- Data:
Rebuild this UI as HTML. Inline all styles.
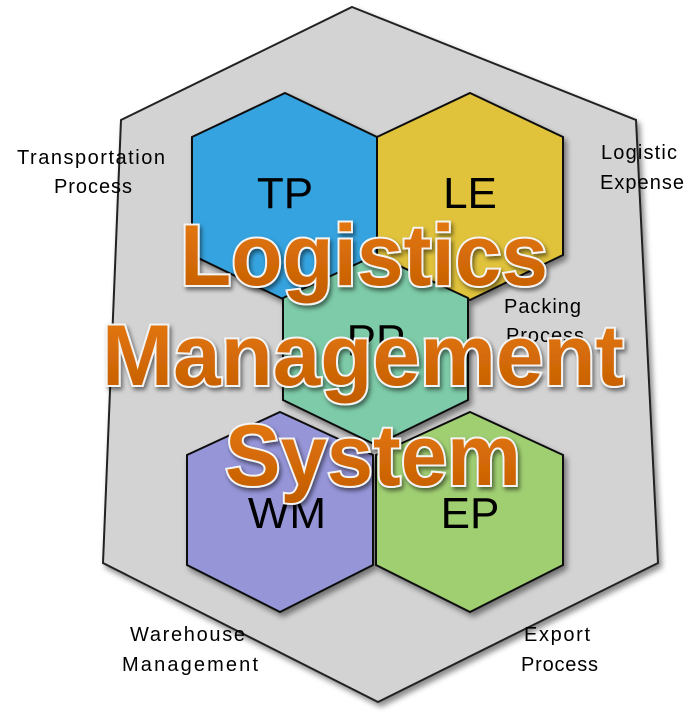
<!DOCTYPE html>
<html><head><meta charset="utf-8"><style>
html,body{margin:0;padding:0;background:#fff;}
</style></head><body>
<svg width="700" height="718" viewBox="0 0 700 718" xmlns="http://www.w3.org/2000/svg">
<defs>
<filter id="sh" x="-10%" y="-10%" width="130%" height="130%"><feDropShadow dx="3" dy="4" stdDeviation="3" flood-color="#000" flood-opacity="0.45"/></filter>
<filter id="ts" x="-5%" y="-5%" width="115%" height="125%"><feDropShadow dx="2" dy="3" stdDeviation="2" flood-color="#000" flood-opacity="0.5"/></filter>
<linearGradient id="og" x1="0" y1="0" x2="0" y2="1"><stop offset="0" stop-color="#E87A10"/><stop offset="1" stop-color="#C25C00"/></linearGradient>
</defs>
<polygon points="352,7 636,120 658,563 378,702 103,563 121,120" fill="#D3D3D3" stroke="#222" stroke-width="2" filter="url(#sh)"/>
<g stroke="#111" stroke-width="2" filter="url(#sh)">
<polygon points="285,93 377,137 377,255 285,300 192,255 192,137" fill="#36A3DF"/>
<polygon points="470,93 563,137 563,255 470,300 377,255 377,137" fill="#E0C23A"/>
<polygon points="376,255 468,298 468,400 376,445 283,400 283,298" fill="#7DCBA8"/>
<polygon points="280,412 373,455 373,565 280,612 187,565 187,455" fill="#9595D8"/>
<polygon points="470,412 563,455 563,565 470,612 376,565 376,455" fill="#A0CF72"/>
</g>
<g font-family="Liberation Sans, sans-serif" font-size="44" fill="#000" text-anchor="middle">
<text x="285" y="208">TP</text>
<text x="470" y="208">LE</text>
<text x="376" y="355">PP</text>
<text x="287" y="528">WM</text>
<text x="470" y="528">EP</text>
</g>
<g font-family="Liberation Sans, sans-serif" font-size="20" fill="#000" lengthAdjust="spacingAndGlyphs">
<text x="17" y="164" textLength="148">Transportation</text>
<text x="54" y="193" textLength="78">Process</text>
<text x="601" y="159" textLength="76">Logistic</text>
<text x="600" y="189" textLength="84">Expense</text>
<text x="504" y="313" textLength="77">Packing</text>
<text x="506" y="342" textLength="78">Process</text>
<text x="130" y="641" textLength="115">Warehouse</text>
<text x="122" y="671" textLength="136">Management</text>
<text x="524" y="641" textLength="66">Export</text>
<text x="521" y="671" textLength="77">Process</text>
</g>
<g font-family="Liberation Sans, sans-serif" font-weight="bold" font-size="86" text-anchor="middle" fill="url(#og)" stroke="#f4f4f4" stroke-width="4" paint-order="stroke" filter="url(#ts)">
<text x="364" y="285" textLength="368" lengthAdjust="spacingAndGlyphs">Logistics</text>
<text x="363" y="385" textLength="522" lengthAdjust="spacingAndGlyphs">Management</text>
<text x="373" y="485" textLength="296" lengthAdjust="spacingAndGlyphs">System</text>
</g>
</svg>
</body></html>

- Goal: Omit any images, then output the listing exactly.

- Full solution:
Rebuild this UI as HTML. Inline all styles.
<!DOCTYPE html>
<html><head><meta charset="utf-8"><style>
html,body{margin:0;padding:0;background:#fff;}
</style></head><body>
<svg width="700" height="718" viewBox="0 0 700 718" xmlns="http://www.w3.org/2000/svg">
<defs>
<filter id="sh" x="-10%" y="-10%" width="130%" height="130%"><feDropShadow dx="3" dy="4" stdDeviation="3" flood-color="#000" flood-opacity="0.45"/></filter>
<filter id="ts" x="-5%" y="-5%" width="115%" height="125%"><feDropShadow dx="2" dy="3" stdDeviation="2" flood-color="#000" flood-opacity="0.5"/></filter>
<linearGradient id="og" x1="0" y1="0" x2="0" y2="1"><stop offset="0" stop-color="#E87A10"/><stop offset="1" stop-color="#C25C00"/></linearGradient>
</defs>
<polygon points="352,7 636,120 658,563 378,702 103,563 121,120" fill="#D3D3D3" stroke="#222" stroke-width="2" filter="url(#sh)"/>
<g stroke="#111" stroke-width="2" filter="url(#sh)">
<polygon points="285,93 377,137 377,255 285,300 192,255 192,137" fill="#36A3DF"/>
<polygon points="470,93 563,137 563,255 470,300 377,255 377,137" fill="#E0C23A"/>
<polygon points="376,255 468,298 468,400 376,445 283,400 283,298" fill="#7DCBA8"/>
<polygon points="280,412 373,455 373,565 280,612 187,565 187,455" fill="#9595D8"/>
<polygon points="470,412 563,455 563,565 470,612 376,565 376,455" fill="#A0CF72"/>
</g>
<g font-family="Liberation Sans, sans-serif" font-size="44" fill="#000" text-anchor="middle">
<text x="285" y="208">TP</text>
<text x="470" y="208">LE</text>
<text x="376" y="355">PP</text>
<text x="287" y="528">WM</text>
<text x="470" y="528">EP</text>
</g>
<g font-family="Liberation Sans, sans-serif" font-size="20" fill="#000" lengthAdjust="spacingAndGlyphs">
<text x="17" y="164" textLength="148">Transportation</text>
<text x="54" y="193" textLength="78">Process</text>
<text x="601" y="159" textLength="76">Logistic</text>
<text x="600" y="189" textLength="84">Expense</text>
<text x="504" y="313" textLength="77">Packing</text>
<text x="506" y="342" textLength="78">Process</text>
<text x="130" y="641" textLength="115">Warehouse</text>
<text x="122" y="671" textLength="136">Management</text>
<text x="524" y="641" textLength="66">Export</text>
<text x="521" y="671" textLength="77">Process</text>
</g>
<g font-family="Liberation Sans, sans-serif" font-weight="bold" font-size="86" text-anchor="middle" fill="url(#og)" stroke="#f4f4f4" stroke-width="4" paint-order="stroke" filter="url(#ts)">
<text x="364" y="285" textLength="368" lengthAdjust="spacingAndGlyphs">Logistics</text>
<text x="363" y="385" textLength="522" lengthAdjust="spacingAndGlyphs">Management</text>
<text x="373" y="485" textLength="296" lengthAdjust="spacingAndGlyphs">System</text>
</g>
</svg>
</body></html>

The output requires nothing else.